▸ Stored data:
━━━━━━━━━━
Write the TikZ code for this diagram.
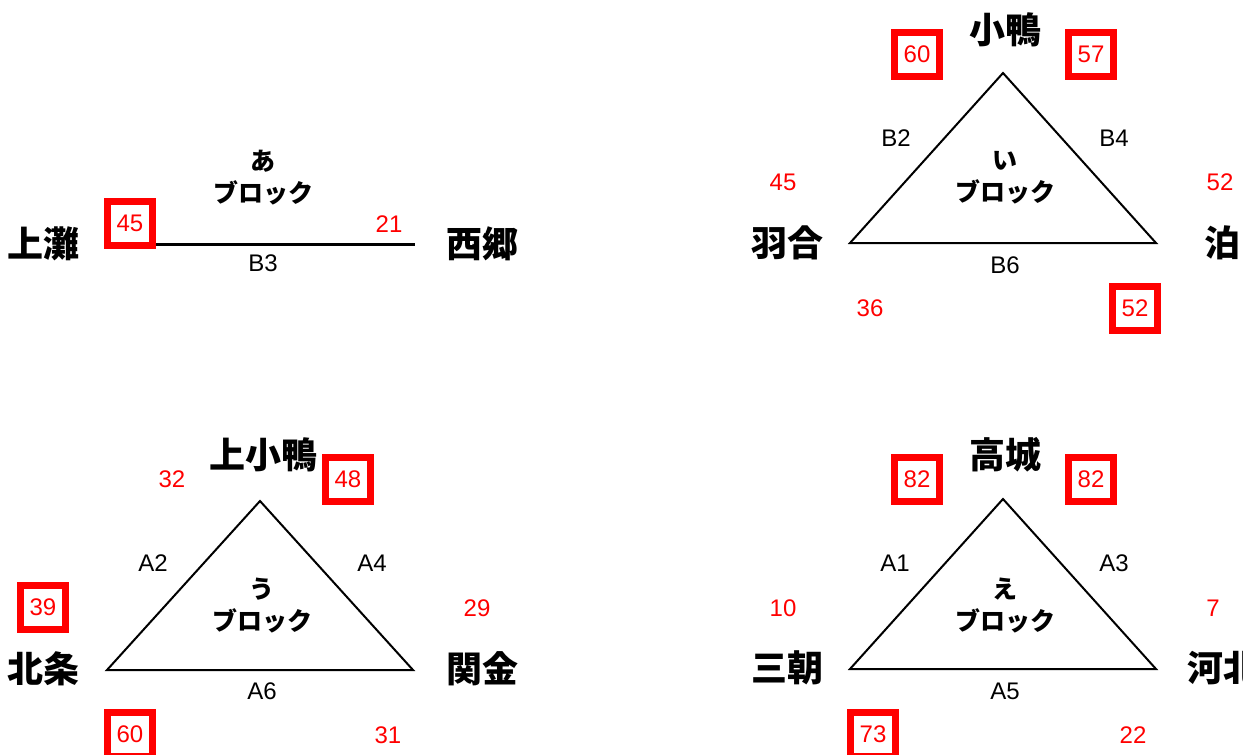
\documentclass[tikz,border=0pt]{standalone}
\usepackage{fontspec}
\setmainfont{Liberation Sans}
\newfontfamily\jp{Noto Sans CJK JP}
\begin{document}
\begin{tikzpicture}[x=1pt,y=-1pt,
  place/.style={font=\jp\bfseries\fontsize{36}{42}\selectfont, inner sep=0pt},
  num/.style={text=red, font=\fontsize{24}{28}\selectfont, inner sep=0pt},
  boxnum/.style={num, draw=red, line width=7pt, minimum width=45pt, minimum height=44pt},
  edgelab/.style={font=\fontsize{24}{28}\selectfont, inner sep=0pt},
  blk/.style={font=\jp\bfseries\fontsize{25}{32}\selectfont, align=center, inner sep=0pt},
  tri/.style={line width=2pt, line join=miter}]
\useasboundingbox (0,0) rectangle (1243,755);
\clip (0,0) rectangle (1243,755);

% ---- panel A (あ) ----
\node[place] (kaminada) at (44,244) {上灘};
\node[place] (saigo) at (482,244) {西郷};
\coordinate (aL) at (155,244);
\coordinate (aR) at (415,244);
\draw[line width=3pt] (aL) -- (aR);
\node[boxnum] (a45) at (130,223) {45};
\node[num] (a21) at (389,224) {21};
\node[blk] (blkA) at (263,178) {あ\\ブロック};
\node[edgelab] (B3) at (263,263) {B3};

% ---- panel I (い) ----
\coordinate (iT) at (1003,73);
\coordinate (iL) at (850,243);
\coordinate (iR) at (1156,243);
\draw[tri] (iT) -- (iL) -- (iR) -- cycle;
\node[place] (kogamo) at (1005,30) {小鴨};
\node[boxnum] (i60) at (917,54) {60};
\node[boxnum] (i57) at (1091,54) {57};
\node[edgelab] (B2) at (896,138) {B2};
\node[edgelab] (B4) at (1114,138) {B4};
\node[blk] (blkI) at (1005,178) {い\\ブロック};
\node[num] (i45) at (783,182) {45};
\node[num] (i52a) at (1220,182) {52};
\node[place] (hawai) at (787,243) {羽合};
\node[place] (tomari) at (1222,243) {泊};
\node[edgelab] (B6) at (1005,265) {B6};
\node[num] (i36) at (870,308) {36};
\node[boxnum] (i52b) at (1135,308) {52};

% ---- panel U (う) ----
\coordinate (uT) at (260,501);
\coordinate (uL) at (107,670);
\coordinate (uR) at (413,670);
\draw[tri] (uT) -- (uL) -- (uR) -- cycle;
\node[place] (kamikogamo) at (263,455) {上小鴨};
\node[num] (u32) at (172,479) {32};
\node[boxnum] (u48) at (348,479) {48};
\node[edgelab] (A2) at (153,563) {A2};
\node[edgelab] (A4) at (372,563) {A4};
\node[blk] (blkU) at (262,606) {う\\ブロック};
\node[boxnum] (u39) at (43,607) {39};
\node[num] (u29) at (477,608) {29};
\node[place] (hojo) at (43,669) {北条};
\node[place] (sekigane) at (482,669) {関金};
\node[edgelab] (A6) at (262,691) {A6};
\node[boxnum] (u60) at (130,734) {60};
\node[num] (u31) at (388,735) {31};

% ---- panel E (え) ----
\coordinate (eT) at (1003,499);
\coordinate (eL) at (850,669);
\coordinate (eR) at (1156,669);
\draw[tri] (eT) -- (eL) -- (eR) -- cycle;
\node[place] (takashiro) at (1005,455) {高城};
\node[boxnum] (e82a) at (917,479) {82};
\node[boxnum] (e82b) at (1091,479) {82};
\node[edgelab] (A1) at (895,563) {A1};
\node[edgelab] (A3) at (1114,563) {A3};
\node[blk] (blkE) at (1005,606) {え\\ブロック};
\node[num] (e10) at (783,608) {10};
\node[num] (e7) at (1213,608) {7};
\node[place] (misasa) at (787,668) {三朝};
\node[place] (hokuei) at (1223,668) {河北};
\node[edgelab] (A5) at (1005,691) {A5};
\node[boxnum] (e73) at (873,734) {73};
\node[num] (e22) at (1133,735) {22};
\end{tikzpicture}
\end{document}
━━━━━━━━━━
Without the pictures, please reproduce each line of the listing above exactly, from the first one through the line bearing "(B3) at (263,263)".

Write the TikZ code for this diagram.
\documentclass[tikz,border=0pt]{standalone}
\usepackage{fontspec}
\setmainfont{Liberation Sans}
\newfontfamily\jp{Noto Sans CJK JP}
\begin{document}
\begin{tikzpicture}[x=1pt,y=-1pt,
  place/.style={font=\jp\bfseries\fontsize{36}{42}\selectfont, inner sep=0pt},
  num/.style={text=red, font=\fontsize{24}{28}\selectfont, inner sep=0pt},
  boxnum/.style={num, draw=red, line width=7pt, minimum width=45pt, minimum height=44pt},
  edgelab/.style={font=\fontsize{24}{28}\selectfont, inner sep=0pt},
  blk/.style={font=\jp\bfseries\fontsize{25}{32}\selectfont, align=center, inner sep=0pt},
  tri/.style={line width=2pt, line join=miter}]
\useasboundingbox (0,0) rectangle (1243,755);
\clip (0,0) rectangle (1243,755);

% ---- panel A (あ) ----
\node[place] (kaminada) at (44,244) {上灘};
\node[place] (saigo) at (482,244) {西郷};
\coordinate (aL) at (155,244);
\coordinate (aR) at (415,244);
\draw[line width=3pt] (aL) -- (aR);
\node[boxnum] (a45) at (130,223) {45};
\node[num] (a21) at (389,224) {21};
\node[blk] (blkA) at (263,178) {あ\\ブロック};
\node[edgelab] (B3) at (263,263) {B3};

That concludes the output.